The PCB division continued to deliver encouraging results in FY2008; sales grew by 8% from $61.6 million in FY2007 to $66.7 million in FY2008 on increased demands from existing customers and better product mix. The Division continued to capitalize on its niche in high layer count and thick copper PCB for application in the power supply industry. Gross margin however dipped from 16.1% to 12.5% due to high metal prices and higher level of outsourcing. There was a one-off impairment charge of $0.9 million on the old PCB factory building as most of the plant and equipment has been relocated to the new facility. The group is expected to benefit from consolidating the two plants due to better efficiency and better capacity utilisation.

In tandem with the reduced sales, the Group's distribution expenses were lower by $2.8 million to $7.1 million in FY2008. Lower foreign exchange losses on our USD denominated sales and reduction in freight cost were the factors contributing to the decline. The Group’s administrative expenses were also lower by $2.0 million from $13.0 million in FY2007 to $11.0 million in FY2008 aided by hedging of the USD and reduction in staffing cost.

Other operating income were lower by $2.5 million compared to $7.4 million in FY2007. In FY2007, we recognized a one-off gain from the sale of quoted investment in SIIX Corporation (“SIIX”) amounting to $1.9m. Interest income from fixed deposits declined due to the lower return on SGD deposits. Recovery of gold and other precious metals saw an increase due to the higher volume and rise in commodity prices. Other operating expenses decreased by $0.9 million from $2.9m million in FY2007 to $2.0 million in FY2008 which is due mainly to the merger expenses incurred in FY2007.

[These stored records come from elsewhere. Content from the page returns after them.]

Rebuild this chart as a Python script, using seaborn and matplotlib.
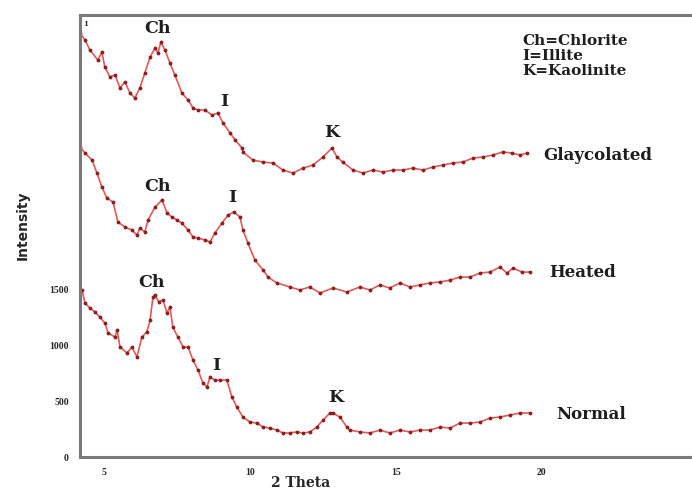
import matplotlib
matplotlib.use("Agg")
import matplotlib.pyplot as plt
from matplotlib.ticker import FixedLocator
import pandas as pd
import seaborn as sns

# 2-theta positions and intensities
normal_x = [4.25, 4.35, 4.52, 4.69, 4.86, 5.03, 5.14, 5.38, 5.45, 5.55, 5.79, 5.96, 6.13, 6.30,
            6.47, 6.58, 6.68, 6.75, 6.88, 7.02, 7.16, 7.26, 7.36, 7.53, 7.71, 7.88, 8.05, 8.22,
            8.39, 8.53, 8.63, 8.80, 8.97, 9.21, 9.38, 9.55, 9.76, 10.0, 10.24, 10.45, 10.68,
            10.92, 11.13, 11.37, 11.61, 11.82, 12.05, 12.29, 12.50, 12.74, 12.84, 13.08, 13.32,
            13.42, 13.77, 14.11, 14.45, 14.79, 15.14, 15.48, 15.82, 16.16, 16.51, 16.85, 17.19,
            17.53, 17.88, 18.22, 18.56, 18.90, 19.25, 19.59]
normal_y = [1500, 1383, 1338, 1302, 1257, 1203, 1114, 1078, 1140, 988, 934, 988, 898, 1078,
            1123, 1230, 1437, 1455, 1392, 1410, 1293, 1347, 1167, 1078, 988, 988, 871, 781,
            665, 629, 718, 691, 691, 691, 539, 449, 359, 314, 305, 269, 260,
            242, 216, 216, 225, 216, 225, 269, 332, 395, 395, 359, 269,
            242, 225, 216, 242, 216, 242, 225, 242, 242, 269, 260, 305,
            305, 314, 350, 359, 377, 395, 395]

heated_x = [4.18, 4.35, 4.59, 4.76, 4.93, 5.10, 5.31, 5.48, 5.72, 5.96, 6.13, 6.23, 6.40, 6.51,
            6.75, 6.99, 7.16, 7.33, 7.50, 7.67, 7.88, 8.05, 8.22, 8.46, 8.63, 8.80, 9.04, 9.25,
            9.45, 9.66, 9.76, 9.93, 10.17, 10.45, 10.62, 10.92, 11.37, 11.71, 12.05, 12.40,
            12.84, 13.32, 13.77, 14.11, 14.45, 14.79, 15.14, 15.48, 15.82, 16.16, 16.51, 16.85,
            17.19, 17.53, 17.88, 18.22, 18.56, 18.80, 19.01, 19.32, 19.59]
heated_y = [1534, 1480, 1417, 1300, 1175, 1076, 1040, 860, 815, 788, 744, 806, 771, 878,
            995, 1058, 941, 905, 878, 851, 788, 726, 717, 699, 681, 762, 851, 923,
            950, 905, 788, 672, 519, 429, 366, 313, 277, 250, 277, 223,
            268, 232, 277, 250, 295, 268, 313, 277, 295, 313, 322, 339,
            366, 366, 402, 411, 456, 402, 447, 411, 411]

glycol_x = [4.18, 4.35, 4.52, 4.79, 4.93, 5.03, 5.21, 5.38, 5.55, 5.72, 5.89, 6.06, 6.23, 6.40,
            6.58, 6.75, 6.85, 6.95, 7.09, 7.26, 7.43, 7.67, 7.88, 8.05, 8.22, 8.46, 8.70, 8.90,
            9.08, 9.32, 9.49, 9.73, 9.76, 10.10, 10.45, 10.79, 11.13, 11.47, 11.82, 12.16,
            12.50, 12.81, 12.98, 13.18, 13.53, 13.87, 14.21, 14.55, 14.90, 15.24, 15.58, 15.92,
            16.27, 16.61, 16.95, 17.29, 17.64, 17.98, 18.32, 18.66, 18.97, 19.25, 19.49]
glycol_y = [1508, 1445, 1355, 1265, 1337, 1202, 1112, 1130, 1014, 1068, 969, 924, 1014, 1148,
            1292, 1373, 1328, 1427, 1355, 1238, 1130, 969, 906, 834, 816, 816, 771, 789,
            699, 610, 547, 475, 439, 367, 349, 340, 277, 250, 295, 322,
            394, 475, 394, 349, 277, 250, 277, 259, 277, 277, 295, 277,
            304, 322, 340, 349, 385, 394, 412, 439, 430, 412, 430]

# vertical shifts used to stack the patterns
offsets = {"Normal": 0, "Heated": 1250, "Glaycolated": 2300}

# sample name -> (x start of name, y of name)
name_pos = {"Glaycolated": (20.05, 2710), "Heated": (20.25, 1660), "Normal": (20.5, 380)}

peak_labels = {
    "Glaycolated": [("Ch", 6.85, 3852), ("I", 9.11, 3197), ("K", 12.81, 2910)],
    "Heated": [("Ch", 6.85, 2425), ("I", 9.38, 2335)],
    "Normal": [("Ch", 6.64, 1563), ("I", 8.84, 826), ("K", 12.95, 539)],
}
key_lines = ["Ch=Chlorite", "I=Illite", "K=Kaolinite"]

frames = []
for name, xs, ys in [("Normal", normal_x, normal_y),
                     ("Heated", heated_x, heated_y),
                     ("Glaycolated", glycol_x, glycol_y)]:
    frames.append(pd.DataFrame({"two_theta": xs,
                                "intensity": [v + offsets[name] for v in ys],
                                "sample": name}))
df = pd.concat(frames, ignore_index=True)

sns.set_style("white")
serif = ["DejaVu Serif"]
ink = "#1e1e1e"

fig = plt.figure(figsize=(6.92, 4.90), dpi=100)
ax = fig.add_axes([0.1156, 0.0673, 0.8844, 0.902])

for name in ["Normal", "Heated", "Glaycolated"]:
    sub = df[df["sample"] == name]
    sns.lineplot(data=sub, x="two_theta", y="intensity", ax=ax, color="#e25a5a",
                 linewidth=1.2, marker="o", markersize=2.0, markerfacecolor="#8a1c1c",
                 markeredgecolor="#8a1c1c", legend=False)
    nx, ny = name_pos[name]
    ax.text(nx, ny, name, fontsize=12, fontweight="bold", family=serif,
            va="center", ha="left", color=ink)
    for lab, px, py in peak_labels[name]:
        ax.text(px, py, lab, fontsize=12.5, fontweight="bold", family=serif,
                ha="center", va="center", color=ink)

ax.text(19.32, 3800, "\n".join(key_lines), fontsize=11, fontweight="bold", family=serif,
        ha="left", va="top", linespacing=1.1, color=ink)
ax.text(4.28, 3925, "1", fontsize=5, fontweight="bold", family=serif, va="top")

ax.set_xlim(4.18, 25.14)
ax.set_ylim(0, 3969)
ax.set_xticks([5, 10, 15, 20])
ax.xaxis.set_minor_locator(FixedLocator(range(5, 21)))
ax.set_yticks([0, 500, 1000, 1500])
ax.tick_params(axis="both", which="major", direction="out", length=5, width=1.5,
               color="#666666", labelsize=7, pad=3)
ax.tick_params(axis="x", which="minor", direction="out", length=3, width=1.2,
               color="#666666")
for lab in ax.get_xticklabels() + ax.get_yticklabels():
    lab.set_fontweight("bold")
    lab.set_family(["Liberation Serif", "DejaVu Serif"])

for side in ["left", "bottom", "top"]:
    ax.spines[side].set_color("#7a7a7a")
    ax.spines[side].set_linewidth(2.2)
ax.spines["right"].set_visible(False)

ax.set_xlabel("2 Theta", fontsize=10, fontweight="bold", family=serif)
ax.xaxis.set_label_coords(0.36, -0.042)
ax.set_ylabel("Intensity", fontsize=10, fontweight="bold", family=["DejaVu Sans"])
ax.yaxis.set_label_coords(-0.082, 0.525)

fig.savefig("out.png", dpi=100)
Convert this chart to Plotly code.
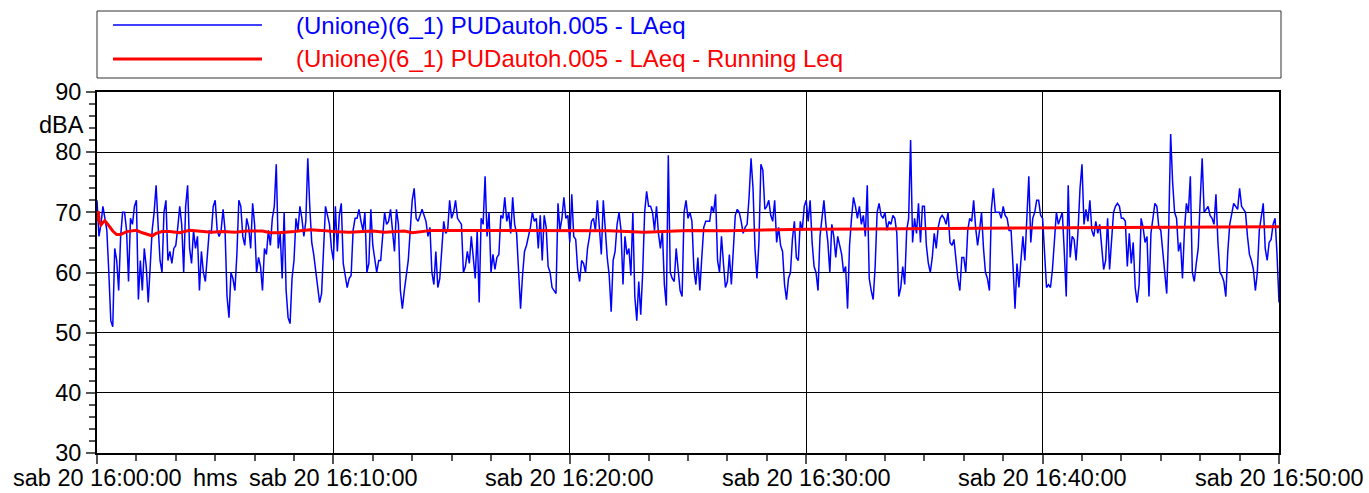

Consequent on the FPC division incurring an operating loss, there is no tax payable for the Group under review notwithstanding that the PCB Division reported profit for the year. Arising from our continued investment in our Malaysian subsidiary, there is a write back of tax due to the claw back of investment allowances. The Group ended the financial year with a loss of $10.0 million against a profit of $9.9 million after tax in FY2007.

As a result of the losses incurred, the Group operating cash flow declined from $18.0 million in FY2007 to $0.4 million in FY2008. Net cash used in investing activities of $16.0 million was mainly due to fixed assets additions of $16.6 million offset by interest income of $0.5 million.  Net cash used in financing activities of $3.5 million was mainly due to $6.6 million dividend payment and offset by proceeds of short-term bank loan of $3.2 million. The Group cash balance declined to $42.4 million as at 30 September 2008 from $61.9 million as at 30 September 2007.